The number of individuals buried, or interred, in one burial plot, or grave, can range anywhere from one to six individuals, based on the plot size, plot categorization, and type of burial.

Every cemetery offers different burial plot options for you to choose based on your budget and personal taste. According to the National Funeral Directors Association (NFDA), the most frequent burial plot options in the United States are as follows:

  1. Single Burial Plot: Single burial plots are the most common type of burial plot in the United States and will contain the remains of one individual.
  2. Companion Burial Plot: Companion burial plots are two plots that are sold together and are typically utilized by married couples. As the name implies, companion burial plots will contain the remains of two individuals. The companion plots can either be two plots next to one another or a single plot with two caskets buried on top of one another (usually referred to as a “Double-Depth” plot). 
  3. Family Burial Plot: Family burial plots are usually a small portion of land that is purchased by a family and contains one large headstone engraved with the family name.
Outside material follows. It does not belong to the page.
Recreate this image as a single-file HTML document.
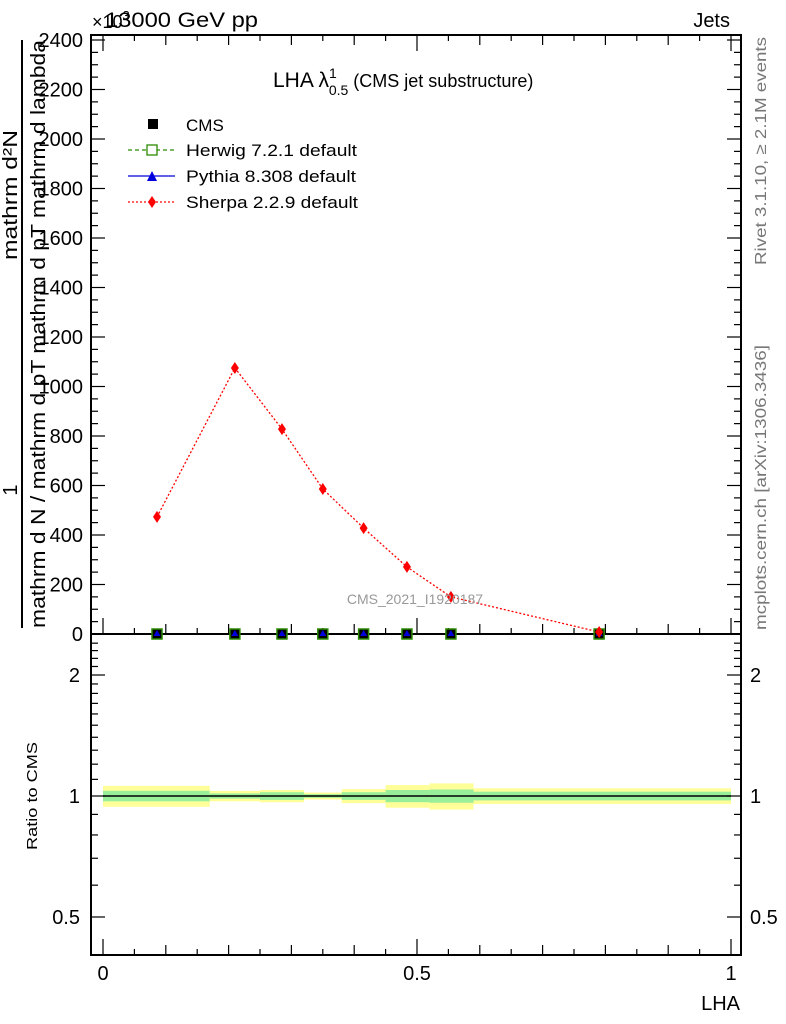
<!DOCTYPE html>
<html><head><meta charset="utf-8"><style>
html,body{margin:0;padding:0;background:#fff;}
svg{display:block;font-family:"Liberation Sans",sans-serif;}
</style></head><body>
<svg id="chart" width="786" height="1024" viewBox="0 0 786 1024"></svg>
<script>
const binEdges=[0,0.17,0.25,0.32,0.38,0.45,0.52,0.59,1.0];
const yellowErr=[0.06,0.03,0.035,0.02,0.04,0.065,0.075,0.045];
const greenErr=[0.03,0.015,0.022,0.01,0.022,0.035,0.038,0.025];
const pointX=[0.086,0.21,0.285,0.35,0.415,0.484,0.554,0.79];
const sherpaY=[473,1075,828,586,428,271,150,8];
const cmsY=[0,0,0,0,0,0,0,0];
const mainTicks=[0,200,400,600,800,1000,1200,1400,1600,1800,2000,2200,2400];
const mainTickLabels=["0","200","400","600","800","1000","1200","1400","1600","1800","2000","2200","2400"];
const ratioTicks=[0.5,1,2];
const ratioTickLabels=["0.5","1","2"];
const xTicks=[0,0.5,1];
const xTickLabels=["0","0.5","1"];

const NS="http://www.w3.org/2000/svg";
const svg=document.getElementById('chart');
const L=91,R=741,T=35,MB=634,RB=955;
const xs=v=>103+v*628;
const ys=v=>634-v*0.2475;
const rs=v=>796-121*Math.log2(v);
function mk(tag,attrs,parent){const e=document.createElementNS(NS,tag);for(const k in attrs)e.setAttribute(k,attrs[k]);(parent||svg).appendChild(e);return e;}
function txt(s,attrs){const e=mk('text',attrs);e.textContent=s;return e;}

for(let i=0;i<binEdges.length-1;i++){
  const x0=xs(binEdges[i]),x1=xs(binEdges[i+1]);
  const y=mk('rect',{x:x0,y:rs(1+yellowErr[i]),width:x1-x0,height:rs(1-yellowErr[i])-rs(1+yellowErr[i]),fill:'#ffff99'});
  
  
  const g=mk('rect',{x:x0,y:rs(1+greenErr[i]),width:x1-x0,height:rs(1-greenErr[i])-rs(1+greenErr[i]),fill:'#99ee99'});
  
  
}
const one=mk('line',{x1:xs(0),x2:xs(1),y1:rs(1),y2:rs(1),stroke:'#000','stroke-width':1.5});



const f1=mk('rect',{x:L,y:T,width:R-L,height:MB-T,fill:'none',stroke:'#000','stroke-width':2});


const f2=mk('rect',{x:L,y:MB,width:R-L,height:RB-MB,fill:'none',stroke:'#000','stroke-width':2});



for(let v=0;v<=2400;v+=50){
  const len=(v%200===0)?14:7;
  mk('line',{x1:L,x2:L+len,y1:ys(v),y2:ys(v),stroke:'#000','stroke-width':1.2});
  mk('line',{x1:R,x2:R-len,y1:ys(v),y2:ys(v),stroke:'#000','stroke-width':1.2});
}
mainTicks.forEach((v,i)=>{
  const t=txt(mainTickLabels[i],{x:83,y:ys(v)+7,'font-size':20,'text-anchor':'end'});
  
  
});
for(let k=0;k<=20;k++){
  const v=k*0.05;const len=(k%10===0)?16:(k%2===0)?10:6;
  [MB,RB].forEach(b=>{mk('line',{x1:xs(v),x2:xs(v),y1:b,y2:b-len,stroke:'#000','stroke-width':1.2});});
  mk('line',{x1:xs(v),x2:xs(v),y1:T,y2:T+len,stroke:'#000','stroke-width':1.2});
}
xTicks.forEach((v,i)=>{
  const t=txt(xTickLabels[i],{x:xs(v),y:980,'font-size':20,'text-anchor':'middle'});
  
  
});
const rminor=[0.5,0.6,0.7,0.8,0.9,1,1.1,1.2,1.3,1.4,1.5,1.6,1.7,1.8,1.9,2,2.1,2.2,2.3,2.4];
rminor.forEach(v=>{
  const len=ratioTicks.includes(v)?14:7;
  mk('line',{x1:L,x2:L+len,y1:rs(v),y2:rs(v),stroke:'#000','stroke-width':1.2});
  mk('line',{x1:R,x2:R-len,y1:rs(v),y2:rs(v),stroke:'#000','stroke-width':1.2});
});
ratioTicks.forEach((v,i)=>{
  const a=txt(ratioTickLabels[i],{x:80,y:rs(v)+7,'font-size':20,'text-anchor':'end'});
  
  
  const b=txt(ratioTickLabels[i],{x:750,y:rs(v)+7,'font-size':20});
  
  
});

const pl=mk('polyline',{points:pointX.map((x,i)=>xs(x)+','+ys(sherpaY[i])).join(' '),fill:'none',stroke:'#ff0000','stroke-width':1.3,'stroke-dasharray':'2,2'});


pointX.forEach((x,i)=>{
  const s=mk('rect',{x:xs(x)-5,y:ys(cmsY[i])-5,width:10,height:10,fill:'#000',stroke:'#2a8a00','stroke-width':1.5});
  
  
  const p=mk('polygon',{points:`${xs(x)-3.5},${ys(cmsY[i])+2} ${xs(x)+3.5},${ys(cmsY[i])+2} ${xs(x)},${ys(cmsY[i])-4}`,fill:'#0000dd'});
  
  
});
pointX.forEach((x,i)=>{
  const cx=xs(x),cy=ys(sherpaY[i]);
  const d=mk('polygon',{points:`${cx},${cy-6} ${cx+4},${cy} ${cx},${cy+6} ${cx-4},${cy}`,fill:'#ff0000'});
  
  
});
</script>
<svg width="786" height="1024" style="position:absolute;left:0;top:0;font-family:'Liberation Sans',sans-serif">
<text x="105" y="27" font-size="21" textLength="153" lengthAdjust="spacingAndGlyphs">13000 GeV pp</text>
<text x="92" y="28" font-size="18">×10<tspan dy="-8" font-size="13">3</tspan></text>
<text x="730" y="27" font-size="20" text-anchor="end">Jets</text>
<text x="273" y="87" font-size="21">LHA λ<tspan dy="-9" font-size="14">1</tspan><tspan dx="-8" dy="17" font-size="14">0.5</tspan><tspan dy="-8" font-size="18"> (CMS jet substructure)</tspan></text>
<g>
<rect x="148" y="119" width="10" height="10" fill="#000"/>
<text x="186" y="131" font-size="17">CMS</text>
<line x1="128" x2="175" y1="150" y2="150" stroke="#2a8a00" stroke-width="1.3" stroke-dasharray="4,3"/>
<rect x="147" y="145" width="10" height="10" fill="#fff" stroke="#2a8a00" stroke-width="1.3"/>
<text x="186" y="156" font-size="17" textLength="171" lengthAdjust="spacingAndGlyphs">Herwig 7.2.1 default</text>
<line x1="128" x2="175" y1="176" y2="176" stroke="#0000dd" stroke-width="1.3"/>
<polygon points="147,181 157,181 152,171" fill="#0000dd"/>
<text x="186" y="182" font-size="17" textLength="170" lengthAdjust="spacingAndGlyphs">Pythia 8.308 default</text>
<line x1="128" x2="175" y1="202" y2="202" stroke="#ff0000" stroke-width="1.3" stroke-dasharray="2,2"/>
<polygon points="152,196 156,202 152,208 148,202" fill="#ff0000"/>
<text x="186" y="208" font-size="17" textLength="172" lengthAdjust="spacingAndGlyphs">Sherpa 2.2.9 default</text>
</g>
<text x="415" y="604" font-size="14" fill="#999" text-anchor="middle">CMS_2021_I1920187</text>
<text transform="translate(766,265) rotate(-90)" font-size="16" fill="#777" textLength="228" lengthAdjust="spacingAndGlyphs">Rivet 3.1.10, ≥ 2.1M events</text>
<text transform="translate(766,630) rotate(-90)" font-size="16" fill="#777" textLength="285" lengthAdjust="spacingAndGlyphs">mcplots.cern.ch [arXiv:1306.3436]</text>
<text x="740" y="1010" font-size="20" text-anchor="end">LHA</text>
<text transform="translate(37,850) rotate(-90)" font-size="15" textLength="108" lengthAdjust="spacingAndGlyphs">Ratio to CMS</text>
<g>
<line x1="22" x2="22" y1="40" y2="628" stroke="#000" stroke-width="2"/>
<text transform="translate(17,490) rotate(-90)" font-size="20" text-anchor="middle">1</text>
<text transform="translate(17,260) rotate(-90)" font-size="20" textLength="130" lengthAdjust="spacingAndGlyphs">mathrm d²N</text>
<text transform="translate(45,628) rotate(-90)" font-size="20" textLength="588" lengthAdjust="spacingAndGlyphs">mathrm d N / mathrm d pT mathrm d pT mathrm d lambda</text>
</g>
</svg>
</body></html>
The family burial plot will have multiple single burial plots within it- one for each individual in the family. The single burial plots within the family plot will usually be marked with a smaller headstone.  


In addition to in-ground burial options, there are also above-ground burial options that are common in older cemeteries in the United States, including:

  • Mausoleums: Mausoleums are buildings that house the remains of multiple individuals. Some mausoleums, known as private mausoleums, are dedicated to a single family.

Others, known as community mausoleums or society mausoleums, are larger buildings that house the remains of numerous families within a community or organization. In places like New Orleans, society mausoleums are common, as the cost of a family tomb is exceptionally high.  

  • Wall Vaults: Wall vaults are stone walls that hold the remains of numerous individuals. Wall vaults have become more common in cemeteries where tomb space is limited.


Number of Cremations in a Burial Plot

However, burial of a physical body isn’t the only option available. According to the 2019 NFDA Cremation & Burial Report, cremation is now more widely utilized than traditional burial in the United States.  

With the continual rise of cremation, the number of individuals in a burial plot has also risen thanks to cremation urns requiring less space.  The Cremation Institute reports that the most frequent burial plot options for cremated remains are as follows:

  1. Cemetery Plot: Cemetery plots for cremated remains are usually smaller in size than a normal burial plot. Depending on the state and cemetery, cremation burial plots will contain anywhere from one to six individuals. Many cemeteries also allow 1 to 4 cremated remains to be added to traditional burial plots   
  2. Urn Garden: Urn gardens are dedicated to urns of cremation ashes and usually consist of many single-individual burial spaces demarcated by small memorial markers.
  3. Landscape Internment: Cremated ashes can also be interred in the landscape of many cemeteries. Depending on an individual’s preference, the ashes can be incorporated into a fountain, a rock, a bench, or any other place within the garden. As with the urn garden, the location of the ashes is typically demarcated with a small memorial marker.
  4. Columbarium Niche: A columbarium is an above-ground building that holds cremated remains. It is typically composed of small wall niches, each of which holds a single urn. Once an individual is placed in a niche, the niche is usually closed with a memorial marker.


The Causes of the Maximum Number of People in a Grave

Overall, the type of burial space is the main factor that determines how many individuals are interred in a specific location. Additional factors that can influence the number of individuals interred include:

  • Cost: The size, location, and type of burial plot directly influence the cost of burial. In most situations, burying multiple individuals in a single burial plot is the most cost-effective method.
  • Space Restrictions: The size of a plot, niche, or mausoleum will directly influence the number of individuals that can be interred in that location. Though re-organization of burial areas is not common in the United States, in places like New Orleans, where burial space is limited, remains may be moved or combined to maximize the number of individuals that can be interred in a single location.
  • State and Municipal Regulations: In the United States, there are no Federal laws that regulate burial procedures. However, some states and municipalities have laws that regulate certain burial conditions, such as cemetery locations, burial depths, and burial procedures, all of which may influence the number of individuals that can be buried in a specific location.
  • Environment: For in-ground burials, the geography, geology, and hydrology can impact burial depth and location, which may regulate certain burials, such as double-depth burial plots.


In the United States, a burial plot can typically contain anywhere from one to six individuals.

The best way to determine how many people are buried in a specific plot is to look at the headstone or memorial marker at the plot. However, if the headstone is missing or too aged to decipher, you can also request records from the cemetery or the municipal governing body to determine exactly how many individuals are buried at that location.

If you’re interested in burying loved ones together, the easiest way to determine your options is to speak to the funeral homes and cemeteries near you.